┌──

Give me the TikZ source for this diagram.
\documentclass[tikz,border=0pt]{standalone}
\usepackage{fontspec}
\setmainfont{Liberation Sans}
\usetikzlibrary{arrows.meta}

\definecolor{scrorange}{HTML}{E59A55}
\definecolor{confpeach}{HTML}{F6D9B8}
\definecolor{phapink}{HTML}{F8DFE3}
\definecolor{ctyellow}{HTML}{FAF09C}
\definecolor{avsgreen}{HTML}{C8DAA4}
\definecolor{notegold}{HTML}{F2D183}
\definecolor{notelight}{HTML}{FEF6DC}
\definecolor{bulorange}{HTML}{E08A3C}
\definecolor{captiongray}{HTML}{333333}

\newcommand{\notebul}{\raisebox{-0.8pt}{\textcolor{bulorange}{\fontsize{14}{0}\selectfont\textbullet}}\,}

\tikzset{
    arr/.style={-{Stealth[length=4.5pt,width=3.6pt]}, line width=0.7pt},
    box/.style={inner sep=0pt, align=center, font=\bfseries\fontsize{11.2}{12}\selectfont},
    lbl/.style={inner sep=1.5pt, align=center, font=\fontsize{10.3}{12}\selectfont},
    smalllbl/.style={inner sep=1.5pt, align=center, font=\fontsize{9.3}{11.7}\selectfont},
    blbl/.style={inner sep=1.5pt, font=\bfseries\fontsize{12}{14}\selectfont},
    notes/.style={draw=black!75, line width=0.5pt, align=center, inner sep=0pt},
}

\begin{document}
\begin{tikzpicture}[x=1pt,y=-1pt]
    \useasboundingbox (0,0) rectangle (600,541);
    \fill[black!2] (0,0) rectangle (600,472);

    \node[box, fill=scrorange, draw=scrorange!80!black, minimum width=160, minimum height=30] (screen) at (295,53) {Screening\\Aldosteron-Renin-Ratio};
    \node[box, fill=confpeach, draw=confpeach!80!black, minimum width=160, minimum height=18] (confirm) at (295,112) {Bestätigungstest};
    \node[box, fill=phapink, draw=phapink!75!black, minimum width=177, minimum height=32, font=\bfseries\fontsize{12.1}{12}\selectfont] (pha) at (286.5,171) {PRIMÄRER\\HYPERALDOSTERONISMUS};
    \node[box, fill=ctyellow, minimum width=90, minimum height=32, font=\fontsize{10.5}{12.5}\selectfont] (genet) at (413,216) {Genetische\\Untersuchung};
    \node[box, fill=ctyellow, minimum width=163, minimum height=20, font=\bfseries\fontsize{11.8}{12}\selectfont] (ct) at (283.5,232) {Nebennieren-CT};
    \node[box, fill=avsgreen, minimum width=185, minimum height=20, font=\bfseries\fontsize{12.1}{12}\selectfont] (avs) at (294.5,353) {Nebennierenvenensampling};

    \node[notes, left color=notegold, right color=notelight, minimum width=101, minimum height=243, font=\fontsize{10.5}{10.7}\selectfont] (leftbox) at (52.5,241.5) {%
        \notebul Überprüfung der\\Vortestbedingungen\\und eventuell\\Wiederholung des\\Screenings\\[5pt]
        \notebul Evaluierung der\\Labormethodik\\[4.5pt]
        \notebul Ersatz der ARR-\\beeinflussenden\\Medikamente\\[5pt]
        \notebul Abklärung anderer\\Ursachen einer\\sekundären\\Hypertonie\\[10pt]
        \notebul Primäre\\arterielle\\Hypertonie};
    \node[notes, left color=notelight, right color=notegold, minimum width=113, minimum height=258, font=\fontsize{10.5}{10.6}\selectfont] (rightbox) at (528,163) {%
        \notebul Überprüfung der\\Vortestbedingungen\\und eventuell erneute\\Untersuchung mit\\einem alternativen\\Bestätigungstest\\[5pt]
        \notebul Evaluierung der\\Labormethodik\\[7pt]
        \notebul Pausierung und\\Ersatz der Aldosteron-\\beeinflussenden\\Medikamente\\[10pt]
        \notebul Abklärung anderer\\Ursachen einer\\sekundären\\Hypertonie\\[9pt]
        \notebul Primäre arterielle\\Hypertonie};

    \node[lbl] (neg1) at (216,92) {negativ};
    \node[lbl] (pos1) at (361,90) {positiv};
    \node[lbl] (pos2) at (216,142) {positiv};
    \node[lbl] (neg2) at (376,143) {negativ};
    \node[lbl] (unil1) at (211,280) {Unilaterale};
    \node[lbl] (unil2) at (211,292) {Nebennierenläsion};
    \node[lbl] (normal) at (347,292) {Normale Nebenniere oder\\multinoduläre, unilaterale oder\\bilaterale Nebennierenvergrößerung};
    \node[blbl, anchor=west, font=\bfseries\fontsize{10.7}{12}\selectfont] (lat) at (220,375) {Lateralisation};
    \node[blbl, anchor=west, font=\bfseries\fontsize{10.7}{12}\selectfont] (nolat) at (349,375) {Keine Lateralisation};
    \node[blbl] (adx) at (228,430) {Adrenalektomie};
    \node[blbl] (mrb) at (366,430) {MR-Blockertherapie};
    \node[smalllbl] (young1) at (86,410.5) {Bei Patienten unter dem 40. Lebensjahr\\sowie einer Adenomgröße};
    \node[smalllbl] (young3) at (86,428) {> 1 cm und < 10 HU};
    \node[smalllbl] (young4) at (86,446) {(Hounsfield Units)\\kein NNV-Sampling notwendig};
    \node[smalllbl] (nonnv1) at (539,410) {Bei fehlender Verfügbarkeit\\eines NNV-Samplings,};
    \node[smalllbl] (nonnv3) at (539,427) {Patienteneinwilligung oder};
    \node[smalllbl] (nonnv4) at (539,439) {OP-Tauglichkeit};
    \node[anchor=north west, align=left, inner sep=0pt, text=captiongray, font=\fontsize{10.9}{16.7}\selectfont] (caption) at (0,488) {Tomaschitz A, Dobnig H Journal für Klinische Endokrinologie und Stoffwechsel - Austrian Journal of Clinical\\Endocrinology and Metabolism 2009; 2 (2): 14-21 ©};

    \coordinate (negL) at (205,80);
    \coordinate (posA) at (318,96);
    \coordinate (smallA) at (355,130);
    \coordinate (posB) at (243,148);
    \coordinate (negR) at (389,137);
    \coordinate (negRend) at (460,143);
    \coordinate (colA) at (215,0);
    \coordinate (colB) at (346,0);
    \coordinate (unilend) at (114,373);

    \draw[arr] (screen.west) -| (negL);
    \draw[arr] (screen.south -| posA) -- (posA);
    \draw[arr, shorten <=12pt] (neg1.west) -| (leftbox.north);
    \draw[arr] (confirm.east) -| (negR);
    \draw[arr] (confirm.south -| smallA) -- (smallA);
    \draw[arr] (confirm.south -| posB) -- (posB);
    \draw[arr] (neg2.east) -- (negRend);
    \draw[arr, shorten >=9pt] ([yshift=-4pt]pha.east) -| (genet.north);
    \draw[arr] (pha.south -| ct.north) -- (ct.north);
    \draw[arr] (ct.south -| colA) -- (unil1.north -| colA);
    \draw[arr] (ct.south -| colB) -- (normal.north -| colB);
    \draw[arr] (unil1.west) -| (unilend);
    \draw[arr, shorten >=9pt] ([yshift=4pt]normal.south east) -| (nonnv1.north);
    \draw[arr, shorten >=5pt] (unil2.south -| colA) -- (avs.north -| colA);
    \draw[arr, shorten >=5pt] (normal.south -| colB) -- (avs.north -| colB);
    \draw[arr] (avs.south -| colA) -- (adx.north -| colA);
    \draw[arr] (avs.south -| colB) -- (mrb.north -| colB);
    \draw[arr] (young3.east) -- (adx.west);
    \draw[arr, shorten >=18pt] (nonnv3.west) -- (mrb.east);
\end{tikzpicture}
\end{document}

└──
┌──

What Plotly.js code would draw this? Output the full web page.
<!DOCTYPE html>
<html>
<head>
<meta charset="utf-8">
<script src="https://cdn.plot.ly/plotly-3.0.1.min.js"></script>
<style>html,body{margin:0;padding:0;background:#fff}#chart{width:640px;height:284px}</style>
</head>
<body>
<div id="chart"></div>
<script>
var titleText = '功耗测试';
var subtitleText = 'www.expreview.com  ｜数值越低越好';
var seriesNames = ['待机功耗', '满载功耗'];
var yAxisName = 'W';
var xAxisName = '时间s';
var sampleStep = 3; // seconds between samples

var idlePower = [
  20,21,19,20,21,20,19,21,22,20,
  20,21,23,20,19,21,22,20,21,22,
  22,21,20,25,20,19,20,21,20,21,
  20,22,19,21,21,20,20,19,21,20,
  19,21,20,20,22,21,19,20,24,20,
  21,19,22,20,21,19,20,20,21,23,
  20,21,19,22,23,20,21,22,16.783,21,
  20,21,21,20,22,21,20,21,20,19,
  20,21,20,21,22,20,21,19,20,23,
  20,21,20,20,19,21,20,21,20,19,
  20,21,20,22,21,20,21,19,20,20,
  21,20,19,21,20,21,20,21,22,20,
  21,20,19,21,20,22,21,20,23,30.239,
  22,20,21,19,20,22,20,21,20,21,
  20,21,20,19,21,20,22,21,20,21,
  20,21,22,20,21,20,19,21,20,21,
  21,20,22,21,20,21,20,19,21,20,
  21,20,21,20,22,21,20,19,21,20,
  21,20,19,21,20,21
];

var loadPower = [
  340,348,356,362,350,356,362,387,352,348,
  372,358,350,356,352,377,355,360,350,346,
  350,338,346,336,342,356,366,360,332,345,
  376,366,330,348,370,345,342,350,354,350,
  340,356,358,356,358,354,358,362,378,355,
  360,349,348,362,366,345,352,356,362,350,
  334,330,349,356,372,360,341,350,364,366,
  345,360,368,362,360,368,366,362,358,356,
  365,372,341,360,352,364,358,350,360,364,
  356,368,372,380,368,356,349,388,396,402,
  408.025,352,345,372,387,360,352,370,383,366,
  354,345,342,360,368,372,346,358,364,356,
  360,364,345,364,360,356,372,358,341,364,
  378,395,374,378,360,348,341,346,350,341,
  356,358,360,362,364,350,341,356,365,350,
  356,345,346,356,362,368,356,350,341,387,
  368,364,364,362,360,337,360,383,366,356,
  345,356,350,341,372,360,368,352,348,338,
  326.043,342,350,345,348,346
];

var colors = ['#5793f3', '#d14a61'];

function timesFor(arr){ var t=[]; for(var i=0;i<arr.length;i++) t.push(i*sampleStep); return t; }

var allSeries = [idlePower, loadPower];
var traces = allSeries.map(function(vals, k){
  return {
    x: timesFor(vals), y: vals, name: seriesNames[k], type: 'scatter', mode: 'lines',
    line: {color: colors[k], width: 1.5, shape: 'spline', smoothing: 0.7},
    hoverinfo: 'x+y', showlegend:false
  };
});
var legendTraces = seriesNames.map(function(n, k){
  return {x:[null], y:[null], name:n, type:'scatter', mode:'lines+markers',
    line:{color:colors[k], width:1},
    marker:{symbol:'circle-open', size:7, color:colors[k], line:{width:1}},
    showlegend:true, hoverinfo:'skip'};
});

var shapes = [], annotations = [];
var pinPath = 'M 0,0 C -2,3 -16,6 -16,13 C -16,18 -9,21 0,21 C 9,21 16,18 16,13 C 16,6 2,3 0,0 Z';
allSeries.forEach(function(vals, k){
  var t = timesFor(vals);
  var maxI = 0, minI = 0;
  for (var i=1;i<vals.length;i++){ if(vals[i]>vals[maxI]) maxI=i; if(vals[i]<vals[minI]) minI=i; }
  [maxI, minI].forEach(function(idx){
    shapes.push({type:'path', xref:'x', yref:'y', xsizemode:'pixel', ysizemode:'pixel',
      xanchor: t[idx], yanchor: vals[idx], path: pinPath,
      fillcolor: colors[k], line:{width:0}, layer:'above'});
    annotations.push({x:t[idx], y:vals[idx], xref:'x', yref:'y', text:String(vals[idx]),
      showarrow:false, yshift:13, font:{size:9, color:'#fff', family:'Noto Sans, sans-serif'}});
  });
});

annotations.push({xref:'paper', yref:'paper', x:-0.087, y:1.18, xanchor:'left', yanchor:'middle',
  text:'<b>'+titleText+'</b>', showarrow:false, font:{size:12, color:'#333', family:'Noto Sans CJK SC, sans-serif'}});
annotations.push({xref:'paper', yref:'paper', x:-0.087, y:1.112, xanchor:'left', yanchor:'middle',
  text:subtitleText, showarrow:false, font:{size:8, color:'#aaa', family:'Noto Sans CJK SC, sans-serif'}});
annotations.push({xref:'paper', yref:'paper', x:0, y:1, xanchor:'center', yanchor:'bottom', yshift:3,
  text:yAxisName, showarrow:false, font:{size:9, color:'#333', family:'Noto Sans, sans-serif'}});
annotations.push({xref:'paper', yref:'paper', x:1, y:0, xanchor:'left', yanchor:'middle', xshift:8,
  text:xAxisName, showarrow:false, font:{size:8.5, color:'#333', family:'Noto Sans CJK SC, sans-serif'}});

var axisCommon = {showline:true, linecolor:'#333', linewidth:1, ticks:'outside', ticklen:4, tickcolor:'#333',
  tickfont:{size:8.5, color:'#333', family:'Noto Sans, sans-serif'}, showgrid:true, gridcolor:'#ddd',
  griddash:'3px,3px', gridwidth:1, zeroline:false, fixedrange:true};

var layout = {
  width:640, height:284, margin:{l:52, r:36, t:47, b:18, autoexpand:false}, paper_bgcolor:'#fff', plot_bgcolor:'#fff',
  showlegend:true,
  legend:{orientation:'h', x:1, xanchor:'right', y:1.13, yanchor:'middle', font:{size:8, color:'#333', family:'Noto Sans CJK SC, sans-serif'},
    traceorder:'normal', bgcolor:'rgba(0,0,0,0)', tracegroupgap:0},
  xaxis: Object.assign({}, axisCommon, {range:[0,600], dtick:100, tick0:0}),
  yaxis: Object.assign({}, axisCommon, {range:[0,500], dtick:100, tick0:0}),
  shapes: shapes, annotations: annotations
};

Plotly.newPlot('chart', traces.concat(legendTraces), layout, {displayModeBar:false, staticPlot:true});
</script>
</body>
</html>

└──

* Your objective *
Extract and reproduce exactly the lines opening with the line containing "Give me the TikZ source for this diagram." and closing with the line containing "(0,0) rectangle (600,472);", inclusive.

* Response *
Give me the TikZ source for this diagram.
\documentclass[tikz,border=0pt]{standalone}
\usepackage{fontspec}
\setmainfont{Liberation Sans}
\usetikzlibrary{arrows.meta}

\definecolor{scrorange}{HTML}{E59A55}
\definecolor{confpeach}{HTML}{F6D9B8}
\definecolor{phapink}{HTML}{F8DFE3}
\definecolor{ctyellow}{HTML}{FAF09C}
\definecolor{avsgreen}{HTML}{C8DAA4}
\definecolor{notegold}{HTML}{F2D183}
\definecolor{notelight}{HTML}{FEF6DC}
\definecolor{bulorange}{HTML}{E08A3C}
\definecolor{captiongray}{HTML}{333333}

\newcommand{\notebul}{\raisebox{-0.8pt}{\textcolor{bulorange}{\fontsize{14}{0}\selectfont\textbullet}}\,}

\tikzset{
    arr/.style={-{Stealth[length=4.5pt,width=3.6pt]}, line width=0.7pt},
    box/.style={inner sep=0pt, align=center, font=\bfseries\fontsize{11.2}{12}\selectfont},
    lbl/.style={inner sep=1.5pt, align=center, font=\fontsize{10.3}{12}\selectfont},
    smalllbl/.style={inner sep=1.5pt, align=center, font=\fontsize{9.3}{11.7}\selectfont},
    blbl/.style={inner sep=1.5pt, font=\bfseries\fontsize{12}{14}\selectfont},
    notes/.style={draw=black!75, line width=0.5pt, align=center, inner sep=0pt},
}

\begin{document}
\begin{tikzpicture}[x=1pt,y=-1pt]
    \useasboundingbox (0,0) rectangle (600,541);
    \fill[black!2] (0,0) rectangle (600,472);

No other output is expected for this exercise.